A giugno era diventata definitiva la sua condanna a 30 anni per la strage di Pizzolungo del 1985 costata la vita a Barbara Izzo e ai suoi figli Salvatore e Giuseppe Asta, gemelli di sei anni, che passavano di là per caso facendo da scudo all’auto blindata del giudice Carlo Palermo, vero obiettivo dell’agguato.
Conosciuto nell’ambiente mafioso come Enzo il Tripolitano, stava scontando numerosi ergastoli, fra cui quelli per le stragi di Capaci e via D’Amelio, a lui addebitati in quanto componente storico della commissione, l’organismo decisionale di Cosa nostra.
Era la mafia che non si poneva scrupoli quella che il 23 settembre 1983, aveva eliminato, con una finta rapina finita male, la figlia del boss Vincenzo Pipitone, rea di avere “disonorato” il padre con una relazione extraconiugale.
Enzo il Tripolitano – in quel caso con Nino Madonia – era stato freddo esecutore di ordini, al servizio dei Corleonesi anche quando era stato organizzato l’attentato all’Addaura contro il giudice Giovanni Falcone e i colleghi svizzeri Carla Del Ponte e Claudio Lehmann.
Nel quartier generale di vicolo Pipitone si organizzavano e si commettevano omicidi, si controllavano il vicino Cantiere navale, unica vera industria di Palermo, e il non lontano mercato ortofrutticolo, collegato al cantiere dalla strada-mercato che è via Montalbo.

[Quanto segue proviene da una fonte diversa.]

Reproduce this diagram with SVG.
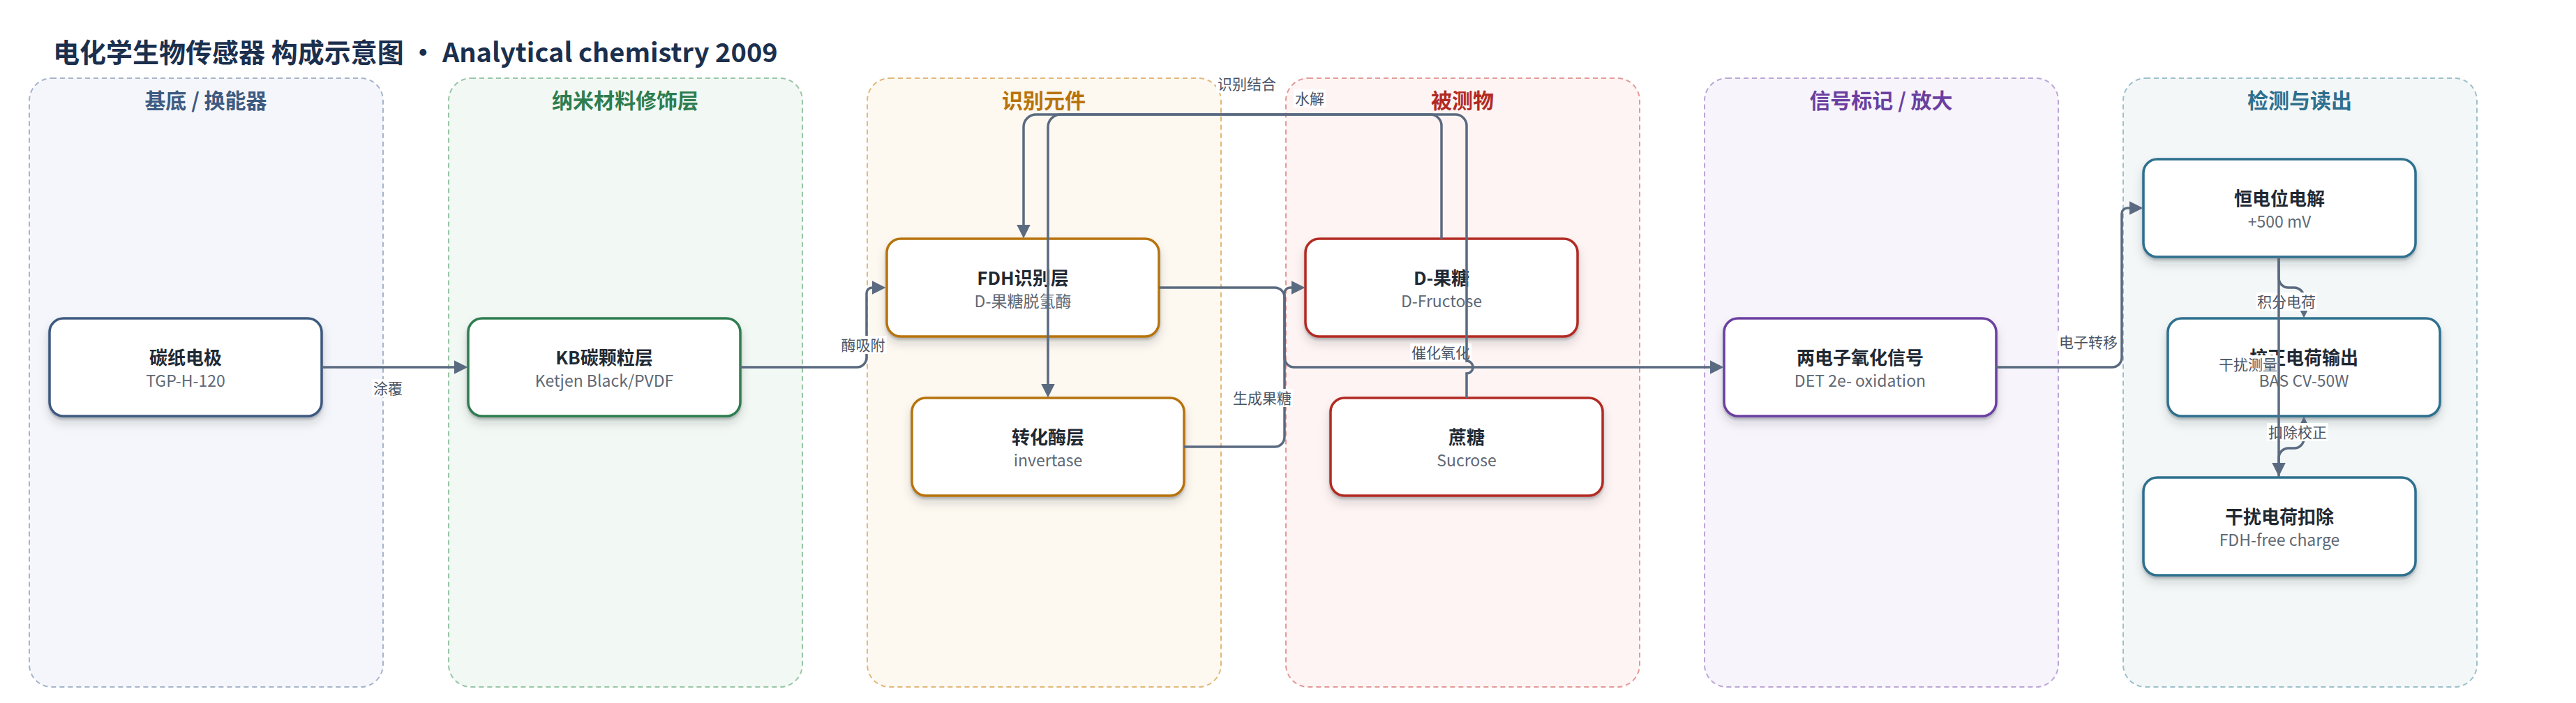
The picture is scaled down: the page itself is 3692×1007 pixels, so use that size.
<svg xmlns="http://www.w3.org/2000/svg" width="3692" height="1007" viewBox="0 0 3692 1007">
<defs>
<style>
text{font-family:"Noto Sans CJK SC","Noto Sans",sans-serif}
.title{font-size:38px;font-weight:700;fill:#1b2f4e}
.pt{font-size:30px;font-weight:700;text-anchor:middle}
.panel{stroke-width:2;stroke-dasharray:7 5}
.node{fill:#fff;stroke-width:3.5;filter:url(#sh)}
.nt{font-size:26px;font-weight:700;fill:#1f2933;text-anchor:middle}
.ns{font-size:23px;fill:#5f6874;text-anchor:middle}
.edge{fill:none;stroke:#5a6a80;stroke-width:3.5}
.arr{marker-end:url(#ah)}
.lb{fill:#fff}
.el{font-size:21px;fill:#4a5465;text-anchor:middle}
</style>
<marker id="ah" markerUnits="userSpaceOnUse" viewBox="0 0 20 20" markerWidth="20" markerHeight="20" refX="0.5" refY="10" orient="auto">
<path d="M0,0 L20,10 L0,20 z" fill="#5a6a80"/>
</marker>
<filter id="sh" x="-10%" y="-15%" width="120%" height="150%">
<feDropShadow dx="0" dy="3" stdDeviation="1.5" flood-color="#1f2a37" flood-opacity="0.25"/>
<feDropShadow dx="0" dy="8" stdDeviation="7" flood-color="#1f2a37" flood-opacity="0.14"/>
</filter>
</defs>
<rect width="3692" height="1007" fill="#fff"/>
<text class="title" x="76" y="89">电化学生物传感器 构成示意图 · Analytical chemistry 2009</text>

<g id="panels">
<g id="p-substrate"><rect class="panel" x="42" y="112" width="507" height="872" rx="32" fill="#f5f6fb" stroke="#a6b4cb"/><text class="pt" x="295" y="155" fill="#3d5a80">基底 / 换能器</text></g>
<g id="p-nano"><rect class="panel" x="643" y="112" width="507" height="872" rx="32" fill="#f2f8f4" stroke="#98c6a6"/><text class="pt" x="896" y="155" fill="#2e7d4f">纳米材料修饰层</text></g>
<g id="p-recog"><rect class="panel" x="1243" y="112" width="507" height="872" rx="32" fill="#fdf8f0" stroke="#e2b878"/><text class="pt" x="1496" y="155" fill="#b7730b">识别元件</text></g>
<g id="p-analyte"><rect class="panel" x="1843" y="112" width="507" height="872" rx="32" fill="#fef4f3" stroke="#e39a97"/><text class="pt" x="2096" y="155" fill="#b22a23">被测物</text></g>
<g id="p-signal"><rect class="panel" x="2443" y="112" width="507" height="872" rx="32" fill="#f7f4fb" stroke="#bca6d7"/><text class="pt" x="2696" y="155" fill="#6b3fa0">信号标记 / 放大</text></g>
<g id="p-readout"><rect class="panel" x="3043" y="112" width="507" height="872" rx="32" fill="#f3f7f8" stroke="#9cc0cc"/><text class="pt" x="3296" y="155" fill="#2e6f8e">检测与读出</text></g>
</g>

<g id="n-carbonpaper"><rect class="node" x="71" y="456" width="390" height="140" rx="20" stroke="#3d5a80"/><text class="nt" x="266" y="522">碳纸电极</text><text class="ns" x="266" y="554">TGP-H-120</text></g>
<g id="n-kb"><rect class="node" x="671" y="456" width="390" height="140" rx="20" stroke="#2e7d4f"/><text class="nt" x="866" y="522">KB碳颗粒层</text><text class="ns" x="866" y="554">Ketjen Black/PVDF</text></g>
<g id="n-fdh"><rect class="node" x="1271" y="342" width="390" height="140" rx="20" stroke="#b7730b"/><text class="nt" x="1466" y="408">FDH识别层</text><text class="ns" x="1466" y="440">D-果糖脱氢酶</text></g>
<g id="n-invertase"><rect class="node" x="1307" y="570" width="390" height="140" rx="20" stroke="#b7730b"/><text class="nt" x="1502" y="636">转化酶层</text><text class="ns" x="1502" y="668">invertase</text></g>
<g id="n-fructose"><rect class="node" x="1871" y="342" width="390" height="140" rx="20" stroke="#b22a23"/><text class="nt" x="2066" y="408">D-果糖</text><text class="ns" x="2066" y="440">D-Fructose</text></g>
<g id="n-sucrose"><rect class="node" x="1907" y="570" width="390" height="140" rx="20" stroke="#b22a23"/><text class="nt" x="2102" y="636">蔗糖</text><text class="ns" x="2102" y="668">Sucrose</text></g>
<g id="n-det"><rect class="node" x="2471" y="456" width="390" height="140" rx="20" stroke="#6b3fa0"/><text class="nt" x="2666" y="522">两电子氧化信号</text><text class="ns" x="2666" y="554">DET 2e- oxidation</text></g>
<g id="n-potentiostat"><rect class="node" x="3072" y="228" width="390" height="140" rx="20" stroke="#2e6f8e"/><text class="nt" x="3267" y="294">恒电位电解</text><text class="ns" x="3267" y="326">+500 mV</text></g>
<g id="n-output"><rect class="node" x="3107" y="456" width="390" height="140" rx="20" stroke="#2e6f8e"/><text class="nt" x="3302" y="522">校正电荷输出</text><text class="ns" x="3302" y="554">BAS CV-50W</text></g>
<g id="n-subtract"><rect class="node" x="3072" y="684" width="390" height="140" rx="20" stroke="#2e6f8e"/><text class="nt" x="3267" y="750">干扰电荷扣除</text><text class="ns" x="3267" y="782">FDH-free charge</text></g>

<g id="connectors">
<g id="e-coat"><path class="edge arr" d="M461,526 H651"/><rect class="lb" x="533" y="543" width="46" height="26"/><text class="el" x="556" y="564">涂覆</text></g>
<g id="e-adsorb"><path class="edge arr" d="M1061,526 H1228 A14,14 0 0 0 1242,512 V420 A8,8 0 0 1 1250,412"/><rect class="lb" x="1203" y="481" width="68" height="26"/><text class="el" x="1237" y="502">酶吸附</text></g>
<g id="e-bind"><path class="edge arr" d="M2066,342 V180 A16,16 0 0 0 2050,164 H1485 A18,18 0 0 0 1467,182 V322"/><rect class="lb" x="1743" y="107" width="88" height="26"/><text class="el" x="1787" y="128">识别结合</text></g>
<g id="e-oxid"><path class="edge arr" d="M1661,412 H1827 A14,14 0 0 1 1841,426 V512 A14,14 0 0 0 1855,526 H2451"/><rect class="lb" x="2021" y="492" width="88" height="26"/><text class="el" x="2065" y="513">催化氧化</text></g>
<g id="e-produce"><path class="edge arr" d="M1697,640 H1827 A14,14 0 0 0 1841,626 V420 A8,8 0 0 1 1849,412 H1851"/><rect class="lb" x="1765" y="557" width="88" height="26"/><text class="el" x="1809" y="578">生成果糖</text></g>
<g id="e-hydro"><path class="edge arr" d="M2102,570 V535 A9,9 0 0 0 2102,517 V180 A16,16 0 0 0 2086,164 H1520 A18,18 0 0 0 1502,182 V550"/><rect class="lb" x="1854" y="128" width="46" height="26"/><text class="el" x="1877" y="149">水解</text></g>
<g id="e-transfer"><path class="edge arr" d="M2861,526 H3027 A14,14 0 0 0 3041,512 V306 A8,8 0 0 1 3049,298 H3052"/><rect class="lb" x="2949" y="477" width="88" height="26"/><text class="el" x="2993" y="498">电子转移</text></g>
<g id="e-integrate"><path class="edge arr" d="M3266,368 V398 A14,14 0 0 0 3280,412 H3288 A14,14 0 0 1 3302,426 V436"/><rect class="lb" x="3233" y="419" width="88" height="26"/><text class="el" x="3277" y="440">积分电荷</text></g>
<g id="e-correct"><path class="edge arr" d="M3266,683 V656 A14,14 0 0 1 3280,642 H3288 A14,14 0 0 0 3302,628 V616"/><rect class="lb" x="3249" y="606" width="88" height="26"/><text class="el" x="3293" y="627">扣除校正</text></g>
<g id="e-interf"><rect class="lb" x="3178" y="509" width="88" height="26"/><text class="el" x="3222" y="530">干扰测量</text><path class="edge arr" d="M3266,368 V663"/></g>
</g>
</svg>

Potere assoluto, mafia di altri tempi, prestigio che rimane intatto nonostante ben due figli pentiti, Vito e Giovanna Galatolo, e un nipote pure lui collaboratore di giustizia, Angelo Fontana, a cui di recente si era aggiunto un altro nipote ancora, Gaetano Fontana. Pronto, quest’ultimo, a giocare carte non ritenute del tutto credibili, come la presunta estraneità dei Galatolo all’attentato di via D’Amelio, avvenuto nel loro territorio ma di cui i boss dell’Acquasanta nulla avrebbero saputo. I residui misteri, quelli mai rivelati, come tanti altri capimafia irriducibili, Enzo Galatolo il Tripolitano se li è portati ora nella tomba.